Abstract

Social sector expenditure in India captures a number of important aspects including health, nutrition, education, water supply, sanitation, housing and welfare, among others. Over a period of time, besides budgetary outlay on this sector, private sector has also played a considerable role. Thus, efficiency of expenditure in this sector by state government has to be reckoned both in terms of relative levels of various aspects across the states and in terms of comparable benchmarks for different aspects of the sector. This paper attempts an analysis of social sector efficiency focusing on two major aspects: health and education. Unlike other studies on the Indian context, this analysis focusing on major states in India uses both non-parametric and parametric approaches. Although both approaches provide benchmarks to judge relative efficiency across states, the former provides a yardstick more at an aggregative level without parametric restrictions, whereas the latter is used for major focus on health care aspects. Results of free disposal hull analysis are suggestive of a considerably more scope for improvement in efficiency of public expenditure in health relative to education.
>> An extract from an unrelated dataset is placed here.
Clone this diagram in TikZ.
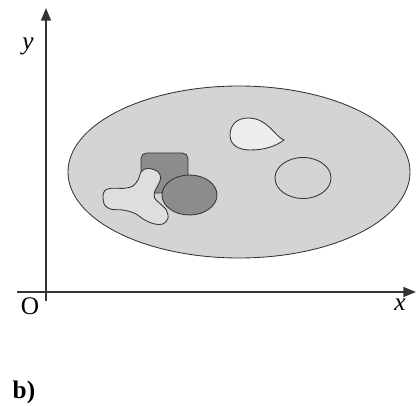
\documentclass[tikz,border=0pt]{standalone}
\usepackage{fontspec}
\setmainfont{Liberation Serif}
\usetikzlibrary{arrows.meta}

\tikzset{
    axis/.style={line width=1.2pt, draw=black!80, -{Triangle[length=9pt, width=7pt]}},
    region/.style={draw=black!80, line width=0.6pt},
    lbl/.style={font=\fontsize{18}{20}\selectfont, inner sep=0pt}
}

\begin{document}
\begin{tikzpicture}[x=0.025cm, y=-0.025cm]
    \useasboundingbox (0, 0) rectangle (416, 406);

    % axes
    \coordinate (xstart) at (17, 292);
    \coordinate (xend) at (416, 292);
    \coordinate (ystart) at (46, 301);
    \coordinate (yend) at (46, 8);
    \draw[axis] (xstart) -- (xend);
    \draw[axis] (ystart) -- (yend);

    \node[lbl] (ylabel) at (28, 46) {\textit{y}};
    \node[lbl] (xlabel) at (400, 305) {\textit{x}};
    \node[lbl] (olabel) at (30, 306) {O};
    \node[lbl] (caption) at (24, 392) {\textbf{b)}};

    % big region
    \filldraw[region, fill=black!17] (239, 172) ellipse [x radius=171, y radius=86];

    % small regions
    \draw[region] (303, 178) ellipse [x radius=28, y radius=20.5];
    \filldraw[region, fill=black!7] (284, 140) .. controls (275, 137) and (268, 118) .. (248, 118)
        .. controls (236, 118) and (230, 126) .. (230, 135)
        .. controls (230, 146) and (240, 150) .. (250, 150)
        .. controls (265, 150) and (276, 146) .. cycle;
    \filldraw[region, fill=black!45, rounded corners=4] (141, 153) rectangle (188, 193);
    \filldraw[region, fill=black!45] (189.5, 195) ellipse [x radius=27.5, y radius=20];
    \filldraw[region, fill=black!13] plot[smooth cycle, tension=0.55] coordinates {
        (141.3, 171.7) (148, 168.3) (158, 171.7) (160.7, 178.3) (158, 185)
        (154.7, 191.7) (154.7, 198.3) (159.7, 203.3) (166.3, 210) (168, 218.3)
        (163, 224) (154.7, 224) (144.7, 220) (134.7, 213.3) (123, 210)
        (111.3, 209.3) (104.7, 205) (103, 196.7) (104.7, 190.7) (111.3, 188.3)
        (124.7, 188.3) (133, 186) (138, 180)};
\end{tikzpicture}
\end{document}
Our results of stochastic frontier analysis indicate considerable state level disparities which could be reduced through a mix of strategies involving reallocation of factors (namely, manpower and supply of consumables) within the sector, mobilizing additional resources possibly through enhanced budgetary emphasis, or encouraging more private sector participation. Based on our results, this may enhance efficiency by nearly 20% in health care sector and increase availability and equity across low performing and poorer states like Madhya Pradesh and Uttar Pradesh.